*** Raw data

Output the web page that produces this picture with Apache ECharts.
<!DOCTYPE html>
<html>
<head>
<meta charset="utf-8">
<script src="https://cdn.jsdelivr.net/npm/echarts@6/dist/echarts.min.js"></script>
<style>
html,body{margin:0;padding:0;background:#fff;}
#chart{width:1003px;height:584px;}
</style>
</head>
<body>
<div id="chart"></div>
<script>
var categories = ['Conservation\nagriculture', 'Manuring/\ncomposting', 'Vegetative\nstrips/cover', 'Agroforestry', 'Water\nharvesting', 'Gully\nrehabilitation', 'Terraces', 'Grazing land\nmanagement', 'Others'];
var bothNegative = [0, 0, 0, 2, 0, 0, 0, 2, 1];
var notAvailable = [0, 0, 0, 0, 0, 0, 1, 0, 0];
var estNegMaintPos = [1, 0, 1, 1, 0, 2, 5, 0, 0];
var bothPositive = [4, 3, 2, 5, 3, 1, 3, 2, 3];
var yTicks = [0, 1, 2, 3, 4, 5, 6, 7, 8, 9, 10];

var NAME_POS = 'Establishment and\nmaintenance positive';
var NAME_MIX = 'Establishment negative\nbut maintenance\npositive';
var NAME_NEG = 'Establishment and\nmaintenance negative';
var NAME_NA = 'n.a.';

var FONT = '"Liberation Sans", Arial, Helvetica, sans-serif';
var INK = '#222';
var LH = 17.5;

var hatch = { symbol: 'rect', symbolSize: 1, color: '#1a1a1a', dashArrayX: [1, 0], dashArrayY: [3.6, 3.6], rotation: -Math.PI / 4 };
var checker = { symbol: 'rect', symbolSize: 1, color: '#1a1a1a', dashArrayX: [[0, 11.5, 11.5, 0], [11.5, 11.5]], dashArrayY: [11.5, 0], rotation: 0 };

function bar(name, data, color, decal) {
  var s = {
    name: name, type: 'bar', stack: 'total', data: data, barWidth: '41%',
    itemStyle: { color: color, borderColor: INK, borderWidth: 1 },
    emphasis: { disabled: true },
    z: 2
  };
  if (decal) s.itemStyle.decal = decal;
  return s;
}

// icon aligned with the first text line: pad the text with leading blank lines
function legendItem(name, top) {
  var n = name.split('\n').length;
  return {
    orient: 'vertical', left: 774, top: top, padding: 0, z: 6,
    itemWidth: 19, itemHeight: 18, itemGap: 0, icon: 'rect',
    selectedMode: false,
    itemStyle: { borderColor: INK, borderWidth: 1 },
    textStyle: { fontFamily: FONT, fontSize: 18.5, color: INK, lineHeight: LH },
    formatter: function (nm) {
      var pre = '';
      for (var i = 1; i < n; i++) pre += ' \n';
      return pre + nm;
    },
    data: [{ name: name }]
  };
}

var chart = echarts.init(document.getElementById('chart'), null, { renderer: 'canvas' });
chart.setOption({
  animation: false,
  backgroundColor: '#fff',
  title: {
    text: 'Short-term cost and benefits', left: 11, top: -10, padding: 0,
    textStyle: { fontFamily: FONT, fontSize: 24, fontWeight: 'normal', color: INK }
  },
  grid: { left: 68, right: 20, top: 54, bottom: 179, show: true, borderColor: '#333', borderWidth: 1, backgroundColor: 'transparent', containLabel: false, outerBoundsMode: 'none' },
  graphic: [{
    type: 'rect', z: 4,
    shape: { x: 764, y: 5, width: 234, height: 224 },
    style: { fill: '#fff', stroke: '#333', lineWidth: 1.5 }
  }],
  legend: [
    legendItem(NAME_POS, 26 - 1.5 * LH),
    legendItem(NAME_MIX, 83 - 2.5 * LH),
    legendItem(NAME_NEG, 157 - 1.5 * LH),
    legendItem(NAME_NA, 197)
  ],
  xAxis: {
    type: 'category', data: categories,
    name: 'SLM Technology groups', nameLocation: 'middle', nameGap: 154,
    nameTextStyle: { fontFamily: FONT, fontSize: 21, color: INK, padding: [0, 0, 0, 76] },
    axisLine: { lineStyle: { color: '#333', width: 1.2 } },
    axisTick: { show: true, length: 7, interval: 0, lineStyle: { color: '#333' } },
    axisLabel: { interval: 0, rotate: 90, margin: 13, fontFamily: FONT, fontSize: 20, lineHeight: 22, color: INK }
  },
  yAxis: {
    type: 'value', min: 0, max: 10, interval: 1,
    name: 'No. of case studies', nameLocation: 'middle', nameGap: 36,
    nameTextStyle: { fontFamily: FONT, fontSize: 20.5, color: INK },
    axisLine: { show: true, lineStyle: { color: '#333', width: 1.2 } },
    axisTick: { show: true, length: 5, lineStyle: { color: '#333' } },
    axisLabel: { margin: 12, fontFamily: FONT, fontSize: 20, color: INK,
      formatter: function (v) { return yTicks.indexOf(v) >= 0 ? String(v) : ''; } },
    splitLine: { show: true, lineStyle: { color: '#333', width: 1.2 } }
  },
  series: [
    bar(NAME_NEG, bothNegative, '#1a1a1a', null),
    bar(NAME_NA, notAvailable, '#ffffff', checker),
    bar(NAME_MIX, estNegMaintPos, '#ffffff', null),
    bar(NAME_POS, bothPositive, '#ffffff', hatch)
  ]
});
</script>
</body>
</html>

******

What is required:
Your task is to print the whole listing again exactly.

Result of this exercise:
Output the web page that produces this picture with Apache ECharts.
<!DOCTYPE html>
<html>
<head>
<meta charset="utf-8">
<script src="https://cdn.jsdelivr.net/npm/echarts@6/dist/echarts.min.js"></script>
<style>
html,body{margin:0;padding:0;background:#fff;}
#chart{width:1003px;height:584px;}
</style>
</head>
<body>
<div id="chart"></div>
<script>
var categories = ['Conservation\nagriculture', 'Manuring/\ncomposting', 'Vegetative\nstrips/cover', 'Agroforestry', 'Water\nharvesting', 'Gully\nrehabilitation', 'Terraces', 'Grazing land\nmanagement', 'Others'];
var bothNegative = [0, 0, 0, 2, 0, 0, 0, 2, 1];
var notAvailable = [0, 0, 0, 0, 0, 0, 1, 0, 0];
var estNegMaintPos = [1, 0, 1, 1, 0, 2, 5, 0, 0];
var bothPositive = [4, 3, 2, 5, 3, 1, 3, 2, 3];
var yTicks = [0, 1, 2, 3, 4, 5, 6, 7, 8, 9, 10];

var NAME_POS = 'Establishment and\nmaintenance positive';
var NAME_MIX = 'Establishment negative\nbut maintenance\npositive';
var NAME_NEG = 'Establishment and\nmaintenance negative';
var NAME_NA = 'n.a.';

var FONT = '"Liberation Sans", Arial, Helvetica, sans-serif';
var INK = '#222';
var LH = 17.5;

var hatch = { symbol: 'rect', symbolSize: 1, color: '#1a1a1a', dashArrayX: [1, 0], dashArrayY: [3.6, 3.6], rotation: -Math.PI / 4 };
var checker = { symbol: 'rect', symbolSize: 1, color: '#1a1a1a', dashArrayX: [[0, 11.5, 11.5, 0], [11.5, 11.5]], dashArrayY: [11.5, 0], rotation: 0 };

function bar(name, data, color, decal) {
  var s = {
    name: name, type: 'bar', stack: 'total', data: data, barWidth: '41%',
    itemStyle: { color: color, borderColor: INK, borderWidth: 1 },
    emphasis: { disabled: true },
    z: 2
  };
  if (decal) s.itemStyle.decal = decal;
  return s;
}

// icon aligned with the first text line: pad the text with leading blank lines
function legendItem(name, top) {
  var n = name.split('\n').length;
  return {
    orient: 'vertical', left: 774, top: top, padding: 0, z: 6,
    itemWidth: 19, itemHeight: 18, itemGap: 0, icon: 'rect',
    selectedMode: false,
    itemStyle: { borderColor: INK, borderWidth: 1 },
    textStyle: { fontFamily: FONT, fontSize: 18.5, color: INK, lineHeight: LH },
    formatter: function (nm) {
      var pre = '';
      for (var i = 1; i < n; i++) pre += ' \n';
      return pre + nm;
    },
    data: [{ name: name }]
  };
}

var chart = echarts.init(document.getElementById('chart'), null, { renderer: 'canvas' });
chart.setOption({
  animation: false,
  backgroundColor: '#fff',
  title: {
    text: 'Short-term cost and benefits', left: 11, top: -10, padding: 0,
    textStyle: { fontFamily: FONT, fontSize: 24, fontWeight: 'normal', color: INK }
  },
  grid: { left: 68, right: 20, top: 54, bottom: 179, show: true, borderColor: '#333', borderWidth: 1, backgroundColor: 'transparent', containLabel: false, outerBoundsMode: 'none' },
  graphic: [{
    type: 'rect', z: 4,
    shape: { x: 764, y: 5, width: 234, height: 224 },
    style: { fill: '#fff', stroke: '#333', lineWidth: 1.5 }
  }],
  legend: [
    legendItem(NAME_POS, 26 - 1.5 * LH),
    legendItem(NAME_MIX, 83 - 2.5 * LH),
    legendItem(NAME_NEG, 157 - 1.5 * LH),
    legendItem(NAME_NA, 197)
  ],
  xAxis: {
    type: 'category', data: categories,
    name: 'SLM Technology groups', nameLocation: 'middle', nameGap: 154,
    nameTextStyle: { fontFamily: FONT, fontSize: 21, color: INK, padding: [0, 0, 0, 76] },
    axisLine: { lineStyle: { color: '#333', width: 1.2 } },
    axisTick: { show: true, length: 7, interval: 0, lineStyle: { color: '#333' } },
    axisLabel: { interval: 0, rotate: 90, margin: 13, fontFamily: FONT, fontSize: 20, lineHeight: 22, color: INK }
  },
  yAxis: {
    type: 'value', min: 0, max: 10, interval: 1,
    name: 'No. of case studies', nameLocation: 'middle', nameGap: 36,
    nameTextStyle: { fontFamily: FONT, fontSize: 20.5, color: INK },
    axisLine: { show: true, lineStyle: { color: '#333', width: 1.2 } },
    axisTick: { show: true, length: 5, lineStyle: { color: '#333' } },
    axisLabel: { margin: 12, fontFamily: FONT, fontSize: 20, color: INK,
      formatter: function (v) { return yTicks.indexOf(v) >= 0 ? String(v) : ''; } },
    splitLine: { show: true, lineStyle: { color: '#333', width: 1.2 } }
  },
  series: [
    bar(NAME_NEG, bothNegative, '#1a1a1a', null),
    bar(NAME_NA, notAvailable, '#ffffff', checker),
    bar(NAME_MIX, estNegMaintPos, '#ffffff', null),
    bar(NAME_POS, bothPositive, '#ffffff', hatch)
  ]
});
</script>
</body>
</html>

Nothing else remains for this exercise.